This is the third sunny day out of the 10 I’ve been here so far. It doesn’t rain that much up here; I don’t know why people think it does!

My last couple of lessons in the simulator went pretty well. Lesson 6 was a sign-off for single-engine procedures. I forgot the occasional dumb thing, but my flying was solid and on track for Lesson 6.

Lesson 7 is the sign-off for special airports. We go to four airports in the Dash 8 that are special enough that the captain has to go there with a check airman and get signed off on it before he can go there by himself. Few airlines have airports like that. They are: Telluride, Aspen, Eagle County and Gunnison. You’ll note that all 4 of them are in Colorado.

In the simulator, they have us go to Aspen and Eagle and fly the engine-out procedures, balked landing procedures and a couple circle to land maneuvers. It’s all very tricky because in marginal weather you can’t see the rocks that will kill you if you deviate from the very complicated procedures even slightly.

Here’s some videos of what these approaches are like: Aspen, Telluride, Eagle County. As you can see, the terrain could be problematic, especially if it’s in the clouds. Those airports are also generally one way in, and one way out.

So that was my lesson last night. I had a new instructor, and one of the girls in the class who wanted some extra time flew with me. After practicing all the crazy engine-out departures, the circling approaches and balked landings, we did windshear demonstrations. The first one happened while I was still on the ground. We just noticed an airspeed hesitation, but weren’t really sure what to do about it. The end of the runway was coming up, so I hauled back and rotated for all I was worth. We cleared the lights at the end of the runway by a couple of feet. After that, I realized that we should have simply aborted the takeoff. I was worried about doing it because we were eating up runway, but having enough runway to abort is predicated upon getting to V1 in a reasonable time. I was reminded that we weren’t in a Jet, a Dash isn’t going all that fast at V1 anyway, and as long as we haven’t gotten there, I’m still legal to abort. We did it again, this time I aborted and still had a bunch of runway left. Lesson learned.
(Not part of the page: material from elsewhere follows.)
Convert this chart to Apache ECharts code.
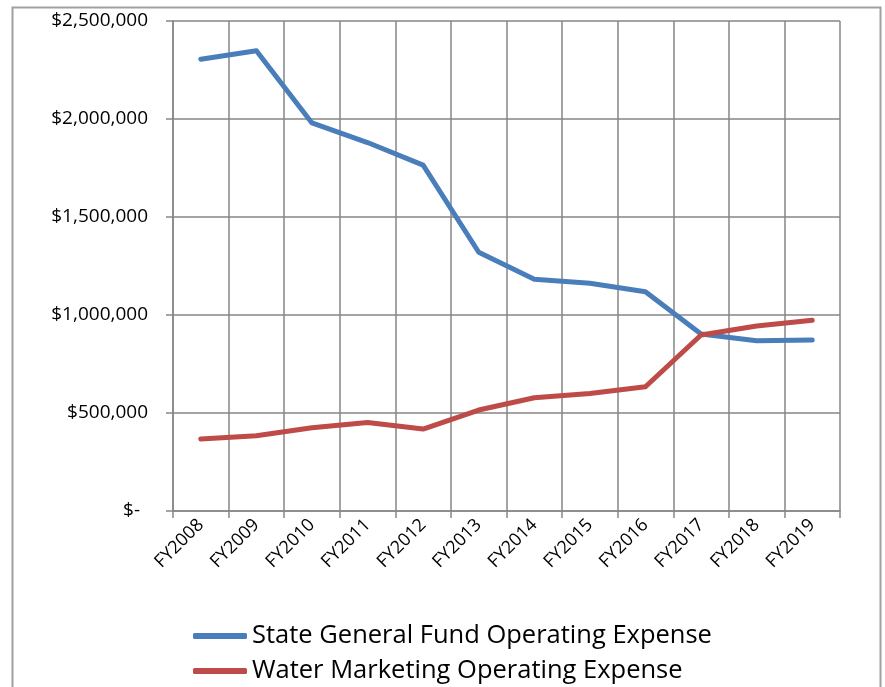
<!DOCTYPE html>
<html><head><meta charset="utf-8">
<script src="https://cdn.jsdelivr.net/npm/echarts@6/dist/echarts.min.js"></script>
<style>html,body{margin:0;padding:0;background:#fff}#c{width:885px;height:687px}</style>
</head><body><div id="c"></div>
<script>
const categories = ['FY2008','FY2009','FY2010','FY2011','FY2012','FY2013','FY2014','FY2015','FY2016','FY2017','FY2018','FY2019'];
const stateGeneralFund = [2305000, 2348000, 1980000, 1880000, 1765000, 1320000, 1182000, 1162000, 1119000, 903000, 869000, 872000];
const waterMarketing = [367000, 384000, 425000, 452000, 418000, 515000, 578000, 600000, 634000, 898000, 944000, 973000];
const seriesNames = ['State General Fund Operating Expense', 'Water Marketing Operating Expense'];
const yTicks = {min: 0, max: 2500000, interval: 500000};

const chart = echarts.init(document.getElementById('c'));
const FONT = 'Open Sans';
function money(v){
  if (v === 0) return '{z|$-}';
  return '$' + v.toLocaleString('en-US');
}
chart.setOption({
  animation: false,
  backgroundColor: '#fff',
  graphic: [{
    type: 'rect', left: 10, top: 5, shape: {width: 868, height: 700},
    style: {fill: 'none', stroke: '#a0a0a0', lineWidth: 2}, silent: true, z: -1
  }],
  grid: {left: 173, right: 45, top: 21, bottom: 176, outerBoundsMode: 'none', containLabel: false},
  xAxis: {
    type: 'category', data: categories, boundaryGap: true,
    axisLine: {show: true, lineStyle: {color: '#868686', width: 1.5}},
    axisTick: {show: true, length: 7, interval: 0, lineStyle: {color: '#868686', width: 1.5}},
    splitLine: {show: true, interval: 0, lineStyle: {color: '#868686', width: 1.5}},
    axisLabel: {rotate: 45, interval: 0, margin: 11, color: '#000', fontFamily: FONT, fontSize: 18}
  },
  yAxis: {
    type: 'value', min: yTicks.min, max: yTicks.max, interval: yTicks.interval,
    axisLine: {show: true, lineStyle: {color: '#868686', width: 1.5}},
    axisTick: {show: true, length: 7, lineStyle: {color: '#868686', width: 1.5}},
    splitLine: {show: true, lineStyle: {color: '#868686', width: 1.5}},
    axisLabel: {margin: 25, color: '#000', fontFamily: FONT, fontSize: 19, formatter: money,
      rich: {z: {fontFamily: FONT, fontSize: 19, color: '#000', padding: [0, 8, 0, 0]}}}
  },
  legend: {
    orient: 'vertical', left: 188, top: 618, width: 650, height: 200, itemGap: 9,
    itemWidth: 54, itemHeight: 6, icon: 'roundRect',
    textStyle: {fontFamily: FONT, fontSize: 25.5, color: '#000'},
    data: seriesNames
  },
  series: [
    {name: seriesNames[0], type: 'line', data: stateGeneralFund, symbol: 'none',
     lineStyle: {color: '#4a7ebb', width: 5, cap: 'round', join: 'round'}, itemStyle: {color: '#4a7ebb'}},
    {name: seriesNames[1], type: 'line', data: waterMarketing, symbol: 'none',
     lineStyle: {color: '#be4b48', width: 5, cap: 'round', join: 'round'}, itemStyle: {color: '#be4b48'}}
  ]
});
</script></body></html>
The next one was a huge tailwind shear right after lift off. I called for max power, pitched to the stick shaker and aimed for an angle of attack right below the shaker. I got the shaker again, dropped the nose too much, and it looked like ground contact was imminent. My nonflying shoved the power levers to the firewall (guaranteed to trash the engines, but still better than hitting the ground), and I held the nose high and rode the shaker. I was sure we were going to hit a fence. I’d never really noticed a fence in the sim before. Somehow we cleared the fence, and climbed safely. The sim instructor and my non-flying who’d done the lesson were both impressed. They said that at that level of windshear, most folks crash the sim. I think I just got lucky.

On one of the engine failure scenarios we committed a classic multi-engine mistake that kills people. We had a #1 engine failure with no uptrim and no autofeather on takeoff. It goes something like this. (I’ll do dialogue. K is my non-flying.)

Me: Set Max Power, Memory Items
K: #1 power lever, confirm and flight idle.
At this point, she’s pointing at the #1 power lever. I confirm that’s the correct one and say, “Flight idle” and she moves it to idle. We do the same thing with the condition lever.
K: #1 condition lever, confirm and fuel off.
Me: Fuel off.
K: #1 alternate feather switch selected, propeller has feathered.

At this point, the engine is secure with the prop feathered, so we concentrate on flying the airplane up to acceleration altitude, get the flaps retracted and then…

Me: Continue memory items
K: #2 fuel pull off handle, confirm and pull
I look up, she is indeed pointing at the #2 fuel pull off handle.
Me: Pull.

At that point I think, “Was that the correct engine? Well, it must have been, because the engine’s still—” And then it got very quiet as the other engine quit. We both felt really dumb because now we’re flying a complicated single-engine departure procedure out of Aspen with no engines.

My instructor: “All right Sully, what are you gonna do now?”
Me: Vectors to the Hudson?
K: I’m so sorry!
Me: Hey, I told you to pull it! Put it back in and and restart it!

Mercifully, I only lost about 800 feet while she got it restarted. The whole confirming thing is intended to prevent just this sort of stupid mistake. It was just as much my fault for confirming the wrong engine as it was hers for pointing at the wrong engine. In a lot of ways, I’m glad we made that mistake in the sim, because now I know how it happens, and I’m not going to do it in the plane.

I’ve got today and tomorrow off. Jonah’s flight landed in Vancouver an hour and a half ago, but I still haven’t heard from her. I’m sure she’s stuck in the many hour line to clear immigration. I hope she gets here while it’s still sunny!